The selection of Riyadh as the host city reflects the WTA’s assessment of various bids from different regions. The decision was based on criteria such as support for gender equality initiatives, including equal prize money for women. Prize money for the Finals is set to increase further, reaching $15.5 million (£12.24 million) in 2025 and 2026, aligning with the WTA’s goal of achieving parity in prize funds across its events by 2033.

While Saudi Arabia has previously hosted sporting events like the Next Gen ATP Finals, generating crowds and atmosphere has posed challenges. However, Simon remains optimistic about the potential for successful audience engagement, drawing parallels with previous experiences in China and Singapore.

Criticism of the move to Saudi Arabia has been led by prominent figures like Navratilova and Evert, citing concerns about human rights abuses in the country. Daria Kasatkina, the only top player to voice opposition, raised concerns about the treatment of LGBTQ+ individuals. Nonetheless, others, like Ons Jabeur, have expressed enthusiasm about playing in Saudi Arabia.

The Saudi government views investments in sports as a means to stimulate economic growth, promote tourism, and encourage physical activity. Prince Abdulaziz bin Turki Al Faisal, Minister of Sport, hailed the hosting of the WTA Finals as a transformative moment for tennis in the country, with the potential to inspire future generations.
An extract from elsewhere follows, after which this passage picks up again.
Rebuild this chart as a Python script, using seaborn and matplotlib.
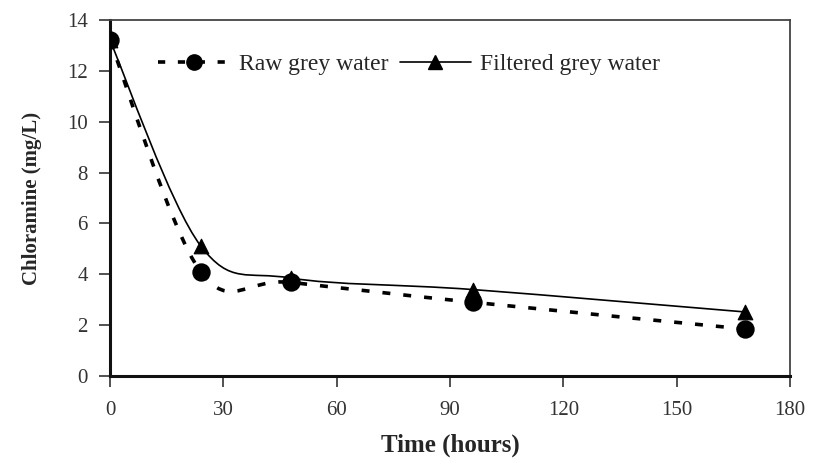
import numpy as np
import pandas as pd
import matplotlib
matplotlib.use("Agg")
import matplotlib.pyplot as plt
from matplotlib.path import Path
from matplotlib.patches import PathPatch
from matplotlib.lines import Line2D
import seaborn as sns

time_h = [0, 24, 48, 96, 168]
raw_grey = [13.2, 4.1, 3.68, 2.9, 1.85]
filtered_grey = [13.2, 5.12, 3.85, 3.4, 2.52]
x_ticks = [0, 30, 60, 90, 120, 150, 180]
y_ticks = [0, 2, 4, 6, 8, 10, 12, 14]

sns.set_theme(style="ticks")
plt.rcParams['font.family'] = ['Liberation Serif', 'DejaVu Serif']

fig = plt.figure(figsize=(8.14, 4.58), dpi=100)
ax = fig.add_axes([110 / 814, 1 - 376 / 458, 680 / 814, 356 / 458])

def smooth_path(xs, ys):
    # Excel-style smoothed line: cubic Bezier segments through each data point
    pts = np.column_stack([xs, ys]).astype(float)
    n = len(pts)
    verts = [pts[0]]
    codes = [Path.MOVETO]
    for i in range(n - 1):
        p0 = pts[i - 1] if i > 0 else pts[i]
        p1 = pts[i]
        p2 = pts[i + 1]
        p3 = pts[i + 2] if i + 2 < n else pts[i + 1]
        c1 = p1 + (p2 - p0) / 6.0
        c2 = p2 - (p3 - p1) / 6.0
        verts += [c1, c2, p2]
        codes += [Path.CURVE4] * 3
    return Path(verts, codes)

ax.add_patch(PathPatch(smooth_path(time_h, raw_grey), fill=False, edgecolor='black',
                       lw=2.6, linestyle=(0, (2.2, 3.6)), capstyle='butt', zorder=2))
ax.add_patch(PathPatch(smooth_path(time_h, filtered_grey), fill=False, edgecolor='black',
                       lw=1.2, zorder=2))

df_raw = pd.DataFrame({"t": time_h, "v": raw_grey})
df_fil = pd.DataFrame({"t": time_h, "v": filtered_grey})
sns.scatterplot(data=df_raw, x="t", y="v", marker="o", s=150, color="black",
                edgecolor="black", ax=ax, zorder=3, legend=False)
sns.scatterplot(data=df_fil, x="t", y="v", marker="^", s=110, color="black",
                edgecolor="black", ax=ax, zorder=3, legend=False)

ax.set_xlim(0, 180)
ax.set_ylim(0, 14)
ax.set_xticks(x_ticks)
ax.set_yticks(y_ticks)
ax.tick_params(axis='both', direction='out', length=8, width=1.2, color='#333333',
               labelsize=15, labelcolor='#333333', pad=8)
ax.tick_params(axis='x', pad=10)
for s in ax.spines.values():
    s.set_color('#444444')
    s.set_linewidth(1.3)
ax.spines['left'].set_linewidth(2.2)
ax.spines['bottom'].set_linewidth(2.2)
ax.spines['left'].set_color('#111111')
ax.spines['bottom'].set_color('#111111')

ax.set_xlabel("Time (hours)", fontsize=18, fontweight='bold', labelpad=10)
ax.set_ylabel("Chloramine (mg/L)", fontsize=15, fontweight='bold', labelpad=18)

handles = [
    Line2D([], [], color='black', lw=2.6, linestyle=(0, (2, 3.5)), marker='o', markersize=11),
    Line2D([], [], color='black', lw=1.2, marker='^', markersize=10),
]
ax.legend(handles, ["Raw grey water", "Filtered grey water"], loc='upper left',
          bbox_to_anchor=(0.04, 0.965), ncol=2, frameon=False, fontsize=17,
          handlelength=3.0, handletextpad=0.4, columnspacing=0.5)

fig.savefig("out.png", dpi=100, facecolor='white')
Arij Almutabagani, the first woman elected to lead a sports federation in Saudi Arabia, emphasized the broader societal impact of hosting such an event. She highlighted the significance of inspiring young girls and women through sports, underscoring the country’s commitment to progress and inclusivity.

In conclusion, while the decision to host the WTA Finals in Saudi Arabia has sparked debate, it also presents an opportunity to promote women’s tennis and drive social change in the region.